■ Your goal
Look at the data below and print exactly the lines from its first line through the line with "Chart.register(...registerables);"; the pictures stay out of the copy.

** START OF Supplied material **

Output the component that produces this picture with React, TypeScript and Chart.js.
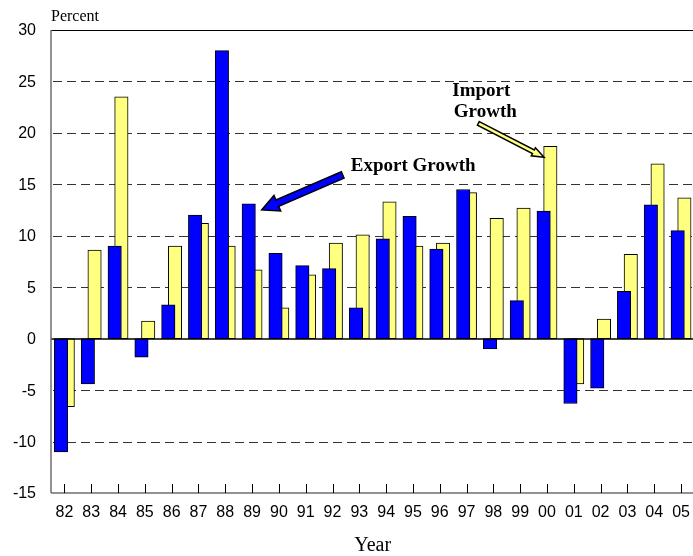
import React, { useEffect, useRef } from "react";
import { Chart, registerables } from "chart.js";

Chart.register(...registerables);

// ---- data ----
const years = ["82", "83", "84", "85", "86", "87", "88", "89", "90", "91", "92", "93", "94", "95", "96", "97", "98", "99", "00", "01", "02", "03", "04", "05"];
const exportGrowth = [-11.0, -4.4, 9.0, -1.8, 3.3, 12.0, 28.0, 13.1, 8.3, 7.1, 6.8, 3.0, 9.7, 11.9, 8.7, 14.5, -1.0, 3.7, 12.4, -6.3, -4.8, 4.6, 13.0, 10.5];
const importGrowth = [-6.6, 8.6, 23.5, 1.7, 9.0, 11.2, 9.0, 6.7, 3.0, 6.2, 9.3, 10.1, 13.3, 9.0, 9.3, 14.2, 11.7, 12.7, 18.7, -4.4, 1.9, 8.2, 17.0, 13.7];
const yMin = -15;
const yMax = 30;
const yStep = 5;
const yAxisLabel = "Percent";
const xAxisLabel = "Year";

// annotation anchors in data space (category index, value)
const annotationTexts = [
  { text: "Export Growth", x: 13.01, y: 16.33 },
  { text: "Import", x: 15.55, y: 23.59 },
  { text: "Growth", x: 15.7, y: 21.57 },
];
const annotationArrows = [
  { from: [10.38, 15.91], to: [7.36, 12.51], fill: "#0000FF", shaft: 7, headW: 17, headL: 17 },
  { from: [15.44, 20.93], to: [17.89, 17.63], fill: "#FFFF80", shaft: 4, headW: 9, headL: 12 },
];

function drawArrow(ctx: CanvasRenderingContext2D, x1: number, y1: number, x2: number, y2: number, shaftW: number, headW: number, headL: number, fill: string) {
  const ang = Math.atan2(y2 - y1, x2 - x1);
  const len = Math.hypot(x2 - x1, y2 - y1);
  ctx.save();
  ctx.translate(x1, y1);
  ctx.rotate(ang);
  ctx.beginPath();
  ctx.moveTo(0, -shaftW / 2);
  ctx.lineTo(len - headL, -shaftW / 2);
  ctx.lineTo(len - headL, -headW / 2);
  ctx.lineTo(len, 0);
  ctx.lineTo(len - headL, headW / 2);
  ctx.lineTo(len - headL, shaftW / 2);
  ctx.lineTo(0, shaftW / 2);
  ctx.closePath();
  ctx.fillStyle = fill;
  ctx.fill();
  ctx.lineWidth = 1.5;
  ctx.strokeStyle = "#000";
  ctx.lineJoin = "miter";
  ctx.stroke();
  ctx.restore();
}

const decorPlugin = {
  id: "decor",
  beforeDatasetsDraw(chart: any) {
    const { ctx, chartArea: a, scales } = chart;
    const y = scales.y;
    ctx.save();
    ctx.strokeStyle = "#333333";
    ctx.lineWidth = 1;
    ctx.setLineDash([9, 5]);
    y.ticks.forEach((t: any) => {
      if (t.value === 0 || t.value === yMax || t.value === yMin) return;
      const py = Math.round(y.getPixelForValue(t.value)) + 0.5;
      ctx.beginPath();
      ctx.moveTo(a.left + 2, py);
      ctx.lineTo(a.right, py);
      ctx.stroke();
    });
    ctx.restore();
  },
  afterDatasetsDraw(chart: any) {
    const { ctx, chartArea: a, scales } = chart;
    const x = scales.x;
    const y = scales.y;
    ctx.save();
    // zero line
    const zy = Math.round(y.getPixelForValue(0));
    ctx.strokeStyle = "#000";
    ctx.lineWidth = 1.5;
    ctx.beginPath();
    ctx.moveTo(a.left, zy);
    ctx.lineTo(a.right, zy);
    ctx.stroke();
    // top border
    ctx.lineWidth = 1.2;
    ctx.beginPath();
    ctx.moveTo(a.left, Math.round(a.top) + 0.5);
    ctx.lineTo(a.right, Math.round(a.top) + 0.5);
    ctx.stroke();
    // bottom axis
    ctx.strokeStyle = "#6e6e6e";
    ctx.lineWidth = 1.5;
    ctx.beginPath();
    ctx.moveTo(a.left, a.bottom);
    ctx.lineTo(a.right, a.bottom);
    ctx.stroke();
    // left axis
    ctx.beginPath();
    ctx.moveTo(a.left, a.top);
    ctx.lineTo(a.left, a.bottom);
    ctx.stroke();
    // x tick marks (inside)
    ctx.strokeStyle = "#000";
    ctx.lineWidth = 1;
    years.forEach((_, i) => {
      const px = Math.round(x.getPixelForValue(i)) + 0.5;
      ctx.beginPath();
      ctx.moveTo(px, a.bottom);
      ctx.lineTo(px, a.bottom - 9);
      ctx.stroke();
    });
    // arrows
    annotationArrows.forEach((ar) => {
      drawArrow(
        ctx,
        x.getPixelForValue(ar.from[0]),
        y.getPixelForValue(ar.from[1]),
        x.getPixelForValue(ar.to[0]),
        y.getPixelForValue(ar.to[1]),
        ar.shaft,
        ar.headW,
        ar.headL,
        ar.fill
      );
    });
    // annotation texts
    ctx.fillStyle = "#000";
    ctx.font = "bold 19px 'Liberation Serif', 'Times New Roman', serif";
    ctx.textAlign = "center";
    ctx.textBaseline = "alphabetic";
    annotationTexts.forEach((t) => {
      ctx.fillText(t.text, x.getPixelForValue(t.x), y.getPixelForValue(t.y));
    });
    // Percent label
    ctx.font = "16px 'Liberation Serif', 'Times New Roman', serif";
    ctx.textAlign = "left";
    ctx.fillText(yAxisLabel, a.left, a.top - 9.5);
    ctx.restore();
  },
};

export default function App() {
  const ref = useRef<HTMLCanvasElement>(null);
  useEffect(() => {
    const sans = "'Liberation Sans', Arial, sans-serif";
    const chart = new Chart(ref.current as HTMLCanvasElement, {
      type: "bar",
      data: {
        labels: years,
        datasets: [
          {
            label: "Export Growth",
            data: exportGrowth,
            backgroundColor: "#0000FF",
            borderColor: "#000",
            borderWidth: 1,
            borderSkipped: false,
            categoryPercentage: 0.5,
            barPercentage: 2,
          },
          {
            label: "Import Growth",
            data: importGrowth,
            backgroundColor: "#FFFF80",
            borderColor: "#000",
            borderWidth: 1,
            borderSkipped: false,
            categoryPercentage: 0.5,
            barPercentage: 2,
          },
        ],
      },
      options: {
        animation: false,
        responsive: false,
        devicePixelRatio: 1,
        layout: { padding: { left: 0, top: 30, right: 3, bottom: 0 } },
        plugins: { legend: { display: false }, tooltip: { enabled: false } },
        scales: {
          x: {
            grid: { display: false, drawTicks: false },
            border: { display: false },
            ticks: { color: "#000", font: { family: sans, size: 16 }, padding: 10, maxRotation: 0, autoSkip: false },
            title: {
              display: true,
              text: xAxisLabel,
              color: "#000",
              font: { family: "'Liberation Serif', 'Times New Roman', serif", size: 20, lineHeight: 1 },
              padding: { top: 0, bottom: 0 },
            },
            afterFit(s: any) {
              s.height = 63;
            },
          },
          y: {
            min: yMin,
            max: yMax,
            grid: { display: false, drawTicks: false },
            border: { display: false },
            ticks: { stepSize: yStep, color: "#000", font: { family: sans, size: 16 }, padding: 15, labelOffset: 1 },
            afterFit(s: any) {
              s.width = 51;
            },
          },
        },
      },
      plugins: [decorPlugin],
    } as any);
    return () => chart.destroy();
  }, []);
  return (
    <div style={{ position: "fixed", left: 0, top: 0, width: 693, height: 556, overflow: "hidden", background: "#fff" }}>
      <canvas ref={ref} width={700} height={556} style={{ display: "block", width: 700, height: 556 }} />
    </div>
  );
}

** END OF Supplied material **

■ The solution
Output the component that produces this picture with React, TypeScript and Chart.js.
import React, { useEffect, useRef } from "react";
import { Chart, registerables } from "chart.js";

Chart.register(...registerables);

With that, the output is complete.